• [Exercise]:
Skip the pictures and extract all of the lines exactly as written.

==================================================

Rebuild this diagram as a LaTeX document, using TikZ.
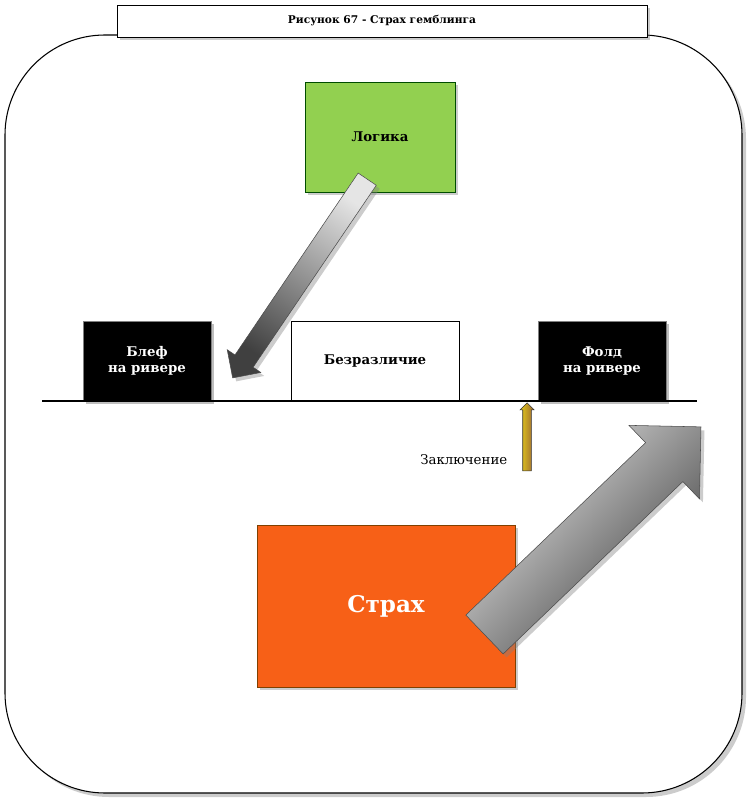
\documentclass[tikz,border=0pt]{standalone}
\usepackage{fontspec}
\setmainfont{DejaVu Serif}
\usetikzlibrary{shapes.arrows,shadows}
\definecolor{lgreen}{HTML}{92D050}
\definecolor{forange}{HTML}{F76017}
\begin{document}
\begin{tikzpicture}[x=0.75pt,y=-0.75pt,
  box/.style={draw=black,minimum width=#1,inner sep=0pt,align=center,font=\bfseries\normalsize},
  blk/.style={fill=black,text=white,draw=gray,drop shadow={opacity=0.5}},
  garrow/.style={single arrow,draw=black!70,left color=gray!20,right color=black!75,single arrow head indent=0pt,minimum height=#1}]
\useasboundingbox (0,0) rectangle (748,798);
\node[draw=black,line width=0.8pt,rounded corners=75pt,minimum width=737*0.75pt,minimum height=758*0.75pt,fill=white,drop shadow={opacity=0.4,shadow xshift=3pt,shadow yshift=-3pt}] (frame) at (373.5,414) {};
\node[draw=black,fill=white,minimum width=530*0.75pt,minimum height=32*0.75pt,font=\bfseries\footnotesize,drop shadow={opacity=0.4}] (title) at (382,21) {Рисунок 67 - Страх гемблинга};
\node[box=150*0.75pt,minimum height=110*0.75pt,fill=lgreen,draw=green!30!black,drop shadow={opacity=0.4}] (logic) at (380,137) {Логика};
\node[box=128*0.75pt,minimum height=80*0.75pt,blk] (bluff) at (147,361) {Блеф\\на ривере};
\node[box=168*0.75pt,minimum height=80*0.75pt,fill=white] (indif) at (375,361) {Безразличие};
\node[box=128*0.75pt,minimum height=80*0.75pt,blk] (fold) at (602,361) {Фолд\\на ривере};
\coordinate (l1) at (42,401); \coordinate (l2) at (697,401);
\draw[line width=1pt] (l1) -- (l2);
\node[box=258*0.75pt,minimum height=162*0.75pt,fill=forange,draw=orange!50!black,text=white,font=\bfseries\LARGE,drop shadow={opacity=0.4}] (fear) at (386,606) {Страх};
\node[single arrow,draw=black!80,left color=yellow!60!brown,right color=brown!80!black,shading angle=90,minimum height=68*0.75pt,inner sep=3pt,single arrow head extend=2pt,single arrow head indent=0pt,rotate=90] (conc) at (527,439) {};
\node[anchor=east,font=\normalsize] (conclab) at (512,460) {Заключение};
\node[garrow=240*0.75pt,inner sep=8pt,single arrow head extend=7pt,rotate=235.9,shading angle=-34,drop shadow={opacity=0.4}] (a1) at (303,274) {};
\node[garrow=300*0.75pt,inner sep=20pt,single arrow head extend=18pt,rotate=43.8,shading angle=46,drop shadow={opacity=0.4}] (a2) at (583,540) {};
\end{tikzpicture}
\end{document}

==================================================

• [Task result]:
Rebuild this diagram as a LaTeX document, using TikZ.
\documentclass[tikz,border=0pt]{standalone}
\usepackage{fontspec}
\setmainfont{DejaVu Serif}
\usetikzlibrary{shapes.arrows,shadows}
\definecolor{lgreen}{HTML}{92D050}
\definecolor{forange}{HTML}{F76017}
\begin{document}
\begin{tikzpicture}[x=0.75pt,y=-0.75pt,
  box/.style={draw=black,minimum width=#1,inner sep=0pt,align=center,font=\bfseries\normalsize},
  blk/.style={fill=black,text=white,draw=gray,drop shadow={opacity=0.5}},
  garrow/.style={single arrow,draw=black!70,left color=gray!20,right color=black!75,single arrow head indent=0pt,minimum height=#1}]
\useasboundingbox (0,0) rectangle (748,798);
\node[draw=black,line width=0.8pt,rounded corners=75pt,minimum width=737*0.75pt,minimum height=758*0.75pt,fill=white,drop shadow={opacity=0.4,shadow xshift=3pt,shadow yshift=-3pt}] (frame) at (373.5,414) {};
\node[draw=black,fill=white,minimum width=530*0.75pt,minimum height=32*0.75pt,font=\bfseries\footnotesize,drop shadow={opacity=0.4}] (title) at (382,21) {Рисунок 67 - Страх гемблинга};
\node[box=150*0.75pt,minimum height=110*0.75pt,fill=lgreen,draw=green!30!black,drop shadow={opacity=0.4}] (logic) at (380,137) {Логика};
\node[box=128*0.75pt,minimum height=80*0.75pt,blk] (bluff) at (147,361) {Блеф\\на ривере};
\node[box=168*0.75pt,minimum height=80*0.75pt,fill=white] (indif) at (375,361) {Безразличие};
\node[box=128*0.75pt,minimum height=80*0.75pt,blk] (fold) at (602,361) {Фолд\\на ривере};
\coordinate (l1) at (42,401); \coordinate (l2) at (697,401);
\draw[line width=1pt] (l1) -- (l2);
\node[box=258*0.75pt,minimum height=162*0.75pt,fill=forange,draw=orange!50!black,text=white,font=\bfseries\LARGE,drop shadow={opacity=0.4}] (fear) at (386,606) {Страх};
\node[single arrow,draw=black!80,left color=yellow!60!brown,right color=brown!80!black,shading angle=90,minimum height=68*0.75pt,inner sep=3pt,single arrow head extend=2pt,single arrow head indent=0pt,rotate=90] (conc) at (527,439) {};
\node[anchor=east,font=\normalsize] (conclab) at (512,460) {Заключение};
\node[garrow=240*0.75pt,inner sep=8pt,single arrow head extend=7pt,rotate=235.9,shading angle=-34,drop shadow={opacity=0.4}] (a1) at (303,274) {};
\node[garrow=300*0.75pt,inner sep=20pt,single arrow head extend=18pt,rotate=43.8,shading angle=46,drop shadow={opacity=0.4}] (a2) at (583,540) {};
\end{tikzpicture}
\end{document}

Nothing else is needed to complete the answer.